What to produce
Everything in the data should be repeated exactly, save for the images.

Information shown
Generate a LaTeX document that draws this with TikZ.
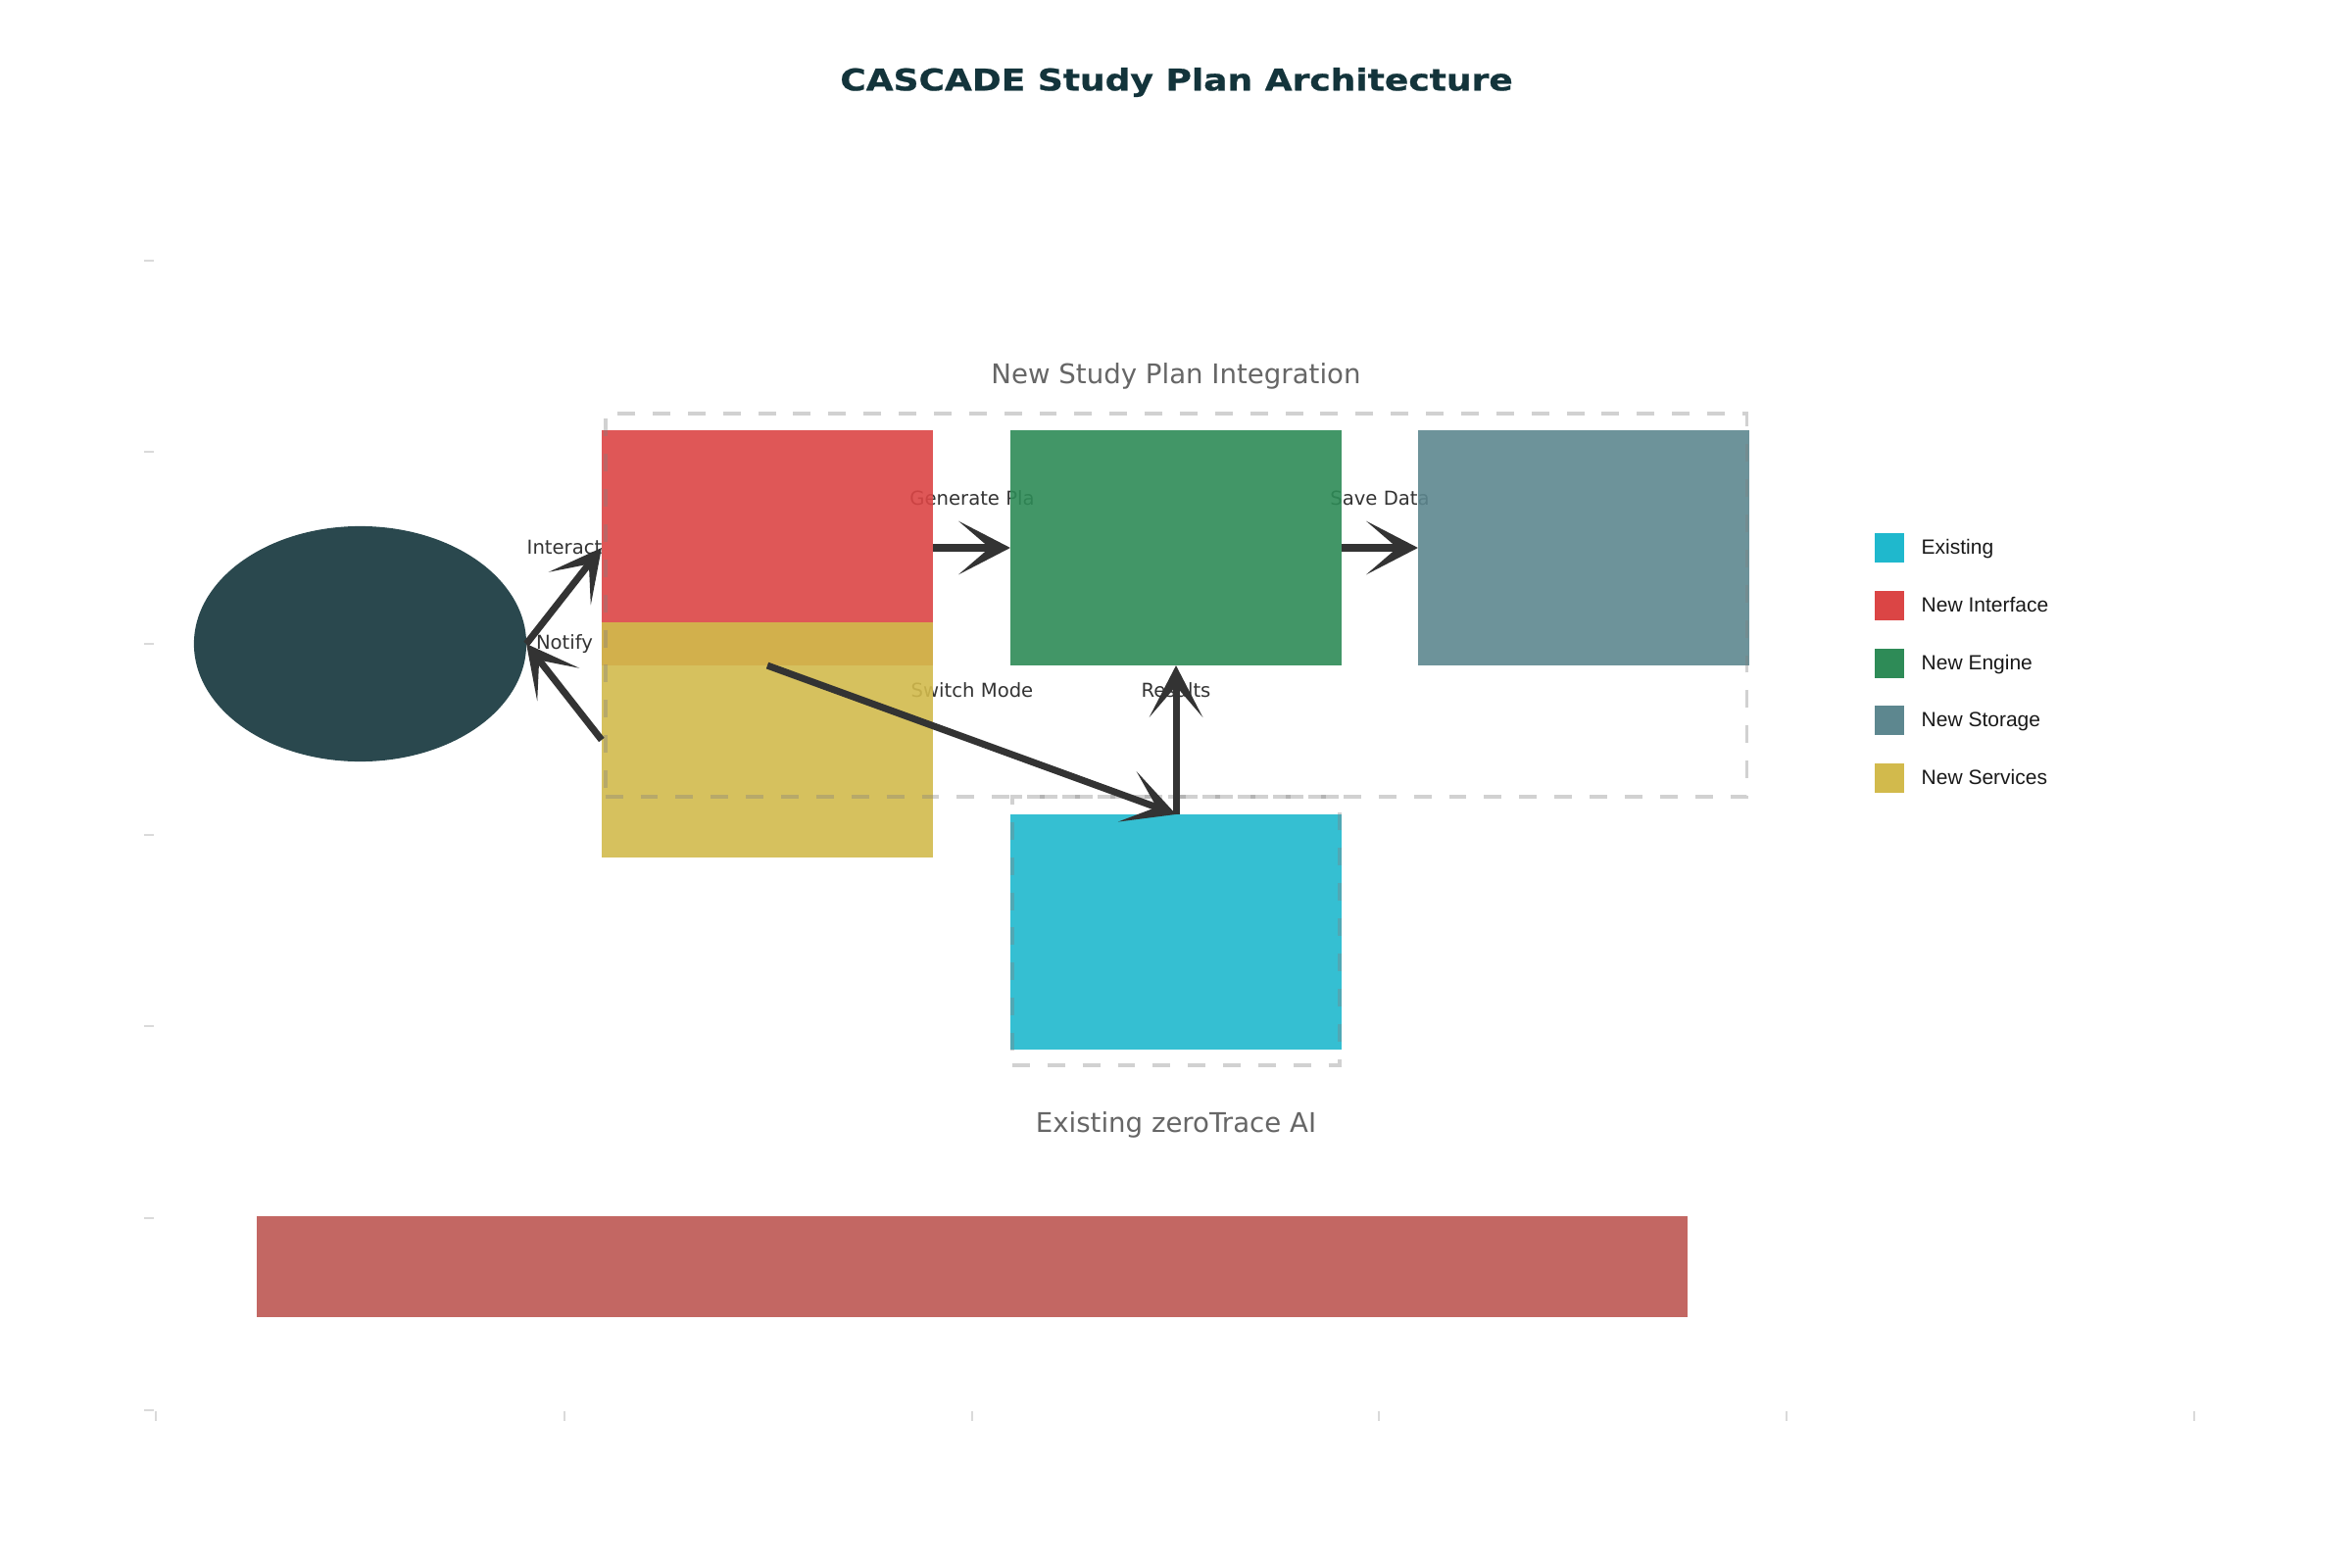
\documentclass[tikz,border=0pt]{standalone}
\usepackage{fontspec}
\setmainfont{DejaVu Sans}
\newfontfamily\titlefont{DejaVu Sans}[FakeStretch=1.18, FakeBold=0.8]
\newfontfamily\legendfont{Liberation Sans}
\usetikzlibrary{arrows.meta,shapes.geometric}

\definecolor{cTitle}{HTML}{13343B}
\definecolor{cInterface}{HTML}{DB4545}
\definecolor{cEngine}{HTML}{2E8B57}
\definecolor{cStorage}{HTML}{5D878F}
\definecolor{cServices}{HTML}{D2BA4C}
\definecolor{cExisting}{HTML}{1FB8CD}
\definecolor{cUser}{HTML}{13343B}
\definecolor{cBar}{HTML}{B4413C}
\definecolor{cInk}{HTML}{333333}
\definecolor{cGroupText}{HTML}{666666}
\definecolor{cTick}{HTML}{DADADA}

\begin{document}
\begin{tikzpicture}[x=0.01cm, y=-0.01cm,
  block/.style={rectangle, inner sep=0pt, outer sep=0pt,
    minimum width=3.38cm, minimum height=2.40cm, fill opacity=0.9},
  actor/.style={ellipse, inner sep=0pt, outer sep=0pt,
    minimum width=3.39cm, minimum height=2.40cm, fill=cUser, fill opacity=0.9},
  groupbox/.style={rectangle, inner sep=0pt, outer sep=0pt,
    draw=black!50, draw opacity=0.36, line width=1.05pt,
    dash pattern=on 5.1pt off 5.1pt},
  grouplabel/.style={inner sep=0pt, anchor=base, text=cGroupText,
    font=\fontsize{7.85}{9}\selectfont},
  edgelabel/.style={inner sep=0pt, anchor=base, text=cInk,
    font=\fontsize{5.58}{7}\selectfont},
  flow/.style={draw=cInk, line width=2pt,
    -{Stealth[length=15pt, width=15.5pt, inset=9pt]}},
  swatch/.style={rectangle, inner sep=0pt, outer sep=0pt,
    minimum width=0.30cm, minimum height=0.30cm},
  legendtext/.style={inner sep=0pt, anchor=base west, text=black!90,
    font=\legendfont\fontsize{5.97}{7}\selectfont},
  tick/.style={draw=cTick, line width=0.6pt}
]
\useasboundingbox (0,0) rectangle (2400,1600);

% axis ticks
\foreach \ty in {266,461,657,852,1047,1243,1439}
  \draw[tick] (147,\ty) -- (157,\ty);
\foreach \tx in {159,576,992,1407,1823,2239}
  \draw[tick] (\tx,1440) -- (\tx,1450);

% title
\node[inner sep=0pt, anchor=base, text=cTitle,
      font=\titlefont\bfseries\fontsize{8.68}{10}\selectfont]
  (title) at (1200.5,92.3) {CASCADE Study Plan Architecture};

% connector labels (set beneath the blocks)
\node[edgelabel] (lInteract) at (576,565) {Interact};
\node[edgelabel] (lNotify)   at (576,662) {Notify};
\node[edgelabel] (lGenerate) at (992,515) {Generate Pla};
\node[edgelabel] (lSave)     at (1408,515) {Save Data};
\node[edgelabel] (lSwitch)   at (992,711) {Switch Mode};
\node[edgelabel] (lResults)  at (1200,711) {Results};

% group captions
\node[grouplabel] (gNewLabel) at (1200,391) {New Study Plan Integration};
\node[grouplabel] (gOldLabel) at (1200,1155) {Existing zeroTrace AI};

% components
\node[actor] (user) at (367.5,657) {};
\node[block, fill=cInterface] (ui) at (783,559) {};
\node[block, fill=cServices] (services) at (783,755) {};
\node[block, fill=cEngine] (engine) at (1200,559) {};
\node[block, fill=cStorage] (storage) at (1616,559) {};
\node[block, fill=cExisting] (zerotrace) at (1200,951) {};
\node[rectangle, inner sep=0pt, outer sep=0pt, fill=cBar, fill opacity=0.8,
      minimum width=14.60cm, minimum height=1.03cm] (bar) at (992,1292.5) {};

% group frames
\node[groupbox, minimum width=11.64cm, minimum height=3.91cm] (gNew) at (1200,617.5) {};
\node[groupbox, minimum width=3.34cm, minimum height=2.74cm] (gOld) at (1200,950) {};

% connectors
\draw[flow] (user.east) -- (ui.west);
\draw[flow] (services.west) -- (user.east);
\draw[flow] (ui.east) -- (engine.west);
\draw[flow] (engine.east) -- (storage.west);
\draw[flow] (zerotrace.north) -- (engine.south);
\draw[flow] (ui.south) -- (zerotrace.north);

% legend
\node[swatch, fill=cExisting]  (kExisting)  at (1927.5,559) {};
\node[swatch, fill=cInterface] (kInterface) at (1927.5,618) {};
\node[swatch, fill=cEngine]    (kEngine)    at (1927.5,677) {};
\node[swatch, fill=cStorage]   (kStorage)   at (1927.5,735) {};
\node[swatch, fill=cServices]  (kServices)  at (1927.5,794) {};
\node[legendtext] (tExisting)  at (1960,565) {Existing};
\node[legendtext] (tInterface) at (1960,624) {New Interface};
\node[legendtext] (tEngine)    at (1960,683) {New Engine};
\node[legendtext] (tStorage)   at (1960,741) {New Storage};
\node[legendtext] (tServices)  at (1960,800) {New Services};
\end{tikzpicture}
\end{document}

Solution for this problem
Generate a LaTeX document that draws this with TikZ.
\documentclass[tikz,border=0pt]{standalone}
\usepackage{fontspec}
\setmainfont{DejaVu Sans}
\newfontfamily\titlefont{DejaVu Sans}[FakeStretch=1.18, FakeBold=0.8]
\newfontfamily\legendfont{Liberation Sans}
\usetikzlibrary{arrows.meta,shapes.geometric}

\definecolor{cTitle}{HTML}{13343B}
\definecolor{cInterface}{HTML}{DB4545}
\definecolor{cEngine}{HTML}{2E8B57}
\definecolor{cStorage}{HTML}{5D878F}
\definecolor{cServices}{HTML}{D2BA4C}
\definecolor{cExisting}{HTML}{1FB8CD}
\definecolor{cUser}{HTML}{13343B}
\definecolor{cBar}{HTML}{B4413C}
\definecolor{cInk}{HTML}{333333}
\definecolor{cGroupText}{HTML}{666666}
\definecolor{cTick}{HTML}{DADADA}

\begin{document}
\begin{tikzpicture}[x=0.01cm, y=-0.01cm,
  block/.style={rectangle, inner sep=0pt, outer sep=0pt,
    minimum width=3.38cm, minimum height=2.40cm, fill opacity=0.9},
  actor/.style={ellipse, inner sep=0pt, outer sep=0pt,
    minimum width=3.39cm, minimum height=2.40cm, fill=cUser, fill opacity=0.9},
  groupbox/.style={rectangle, inner sep=0pt, outer sep=0pt,
    draw=black!50, draw opacity=0.36, line width=1.05pt,
    dash pattern=on 5.1pt off 5.1pt},
  grouplabel/.style={inner sep=0pt, anchor=base, text=cGroupText,
    font=\fontsize{7.85}{9}\selectfont},
  edgelabel/.style={inner sep=0pt, anchor=base, text=cInk,
    font=\fontsize{5.58}{7}\selectfont},
  flow/.style={draw=cInk, line width=2pt,
    -{Stealth[length=15pt, width=15.5pt, inset=9pt]}},
  swatch/.style={rectangle, inner sep=0pt, outer sep=0pt,
    minimum width=0.30cm, minimum height=0.30cm},
  legendtext/.style={inner sep=0pt, anchor=base west, text=black!90,
    font=\legendfont\fontsize{5.97}{7}\selectfont},
  tick/.style={draw=cTick, line width=0.6pt}
]
\useasboundingbox (0,0) rectangle (2400,1600);

% axis ticks
\foreach \ty in {266,461,657,852,1047,1243,1439}
  \draw[tick] (147,\ty) -- (157,\ty);
\foreach \tx in {159,576,992,1407,1823,2239}
  \draw[tick] (\tx,1440) -- (\tx,1450);

% title
\node[inner sep=0pt, anchor=base, text=cTitle,
      font=\titlefont\bfseries\fontsize{8.68}{10}\selectfont]
  (title) at (1200.5,92.3) {CASCADE Study Plan Architecture};

% connector labels (set beneath the blocks)
\node[edgelabel] (lInteract) at (576,565) {Interact};
\node[edgelabel] (lNotify)   at (576,662) {Notify};
\node[edgelabel] (lGenerate) at (992,515) {Generate Pla};
\node[edgelabel] (lSave)     at (1408,515) {Save Data};
\node[edgelabel] (lSwitch)   at (992,711) {Switch Mode};
\node[edgelabel] (lResults)  at (1200,711) {Results};

% group captions
\node[grouplabel] (gNewLabel) at (1200,391) {New Study Plan Integration};
\node[grouplabel] (gOldLabel) at (1200,1155) {Existing zeroTrace AI};

% components
\node[actor] (user) at (367.5,657) {};
\node[block, fill=cInterface] (ui) at (783,559) {};
\node[block, fill=cServices] (services) at (783,755) {};
\node[block, fill=cEngine] (engine) at (1200,559) {};
\node[block, fill=cStorage] (storage) at (1616,559) {};
\node[block, fill=cExisting] (zerotrace) at (1200,951) {};
\node[rectangle, inner sep=0pt, outer sep=0pt, fill=cBar, fill opacity=0.8,
      minimum width=14.60cm, minimum height=1.03cm] (bar) at (992,1292.5) {};

% group frames
\node[groupbox, minimum width=11.64cm, minimum height=3.91cm] (gNew) at (1200,617.5) {};
\node[groupbox, minimum width=3.34cm, minimum height=2.74cm] (gOld) at (1200,950) {};

% connectors
\draw[flow] (user.east) -- (ui.west);
\draw[flow] (services.west) -- (user.east);
\draw[flow] (ui.east) -- (engine.west);
\draw[flow] (engine.east) -- (storage.west);
\draw[flow] (zerotrace.north) -- (engine.south);
\draw[flow] (ui.south) -- (zerotrace.north);

% legend
\node[swatch, fill=cExisting]  (kExisting)  at (1927.5,559) {};
\node[swatch, fill=cInterface] (kInterface) at (1927.5,618) {};
\node[swatch, fill=cEngine]    (kEngine)    at (1927.5,677) {};
\node[swatch, fill=cStorage]   (kStorage)   at (1927.5,735) {};
\node[swatch, fill=cServices]  (kServices)  at (1927.5,794) {};
\node[legendtext] (tExisting)  at (1960,565) {Existing};
\node[legendtext] (tInterface) at (1960,624) {New Interface};
\node[legendtext] (tEngine)    at (1960,683) {New Engine};
\node[legendtext] (tStorage)   at (1960,741) {New Storage};
\node[legendtext] (tServices)  at (1960,800) {New Services};
\end{tikzpicture}
\end{document}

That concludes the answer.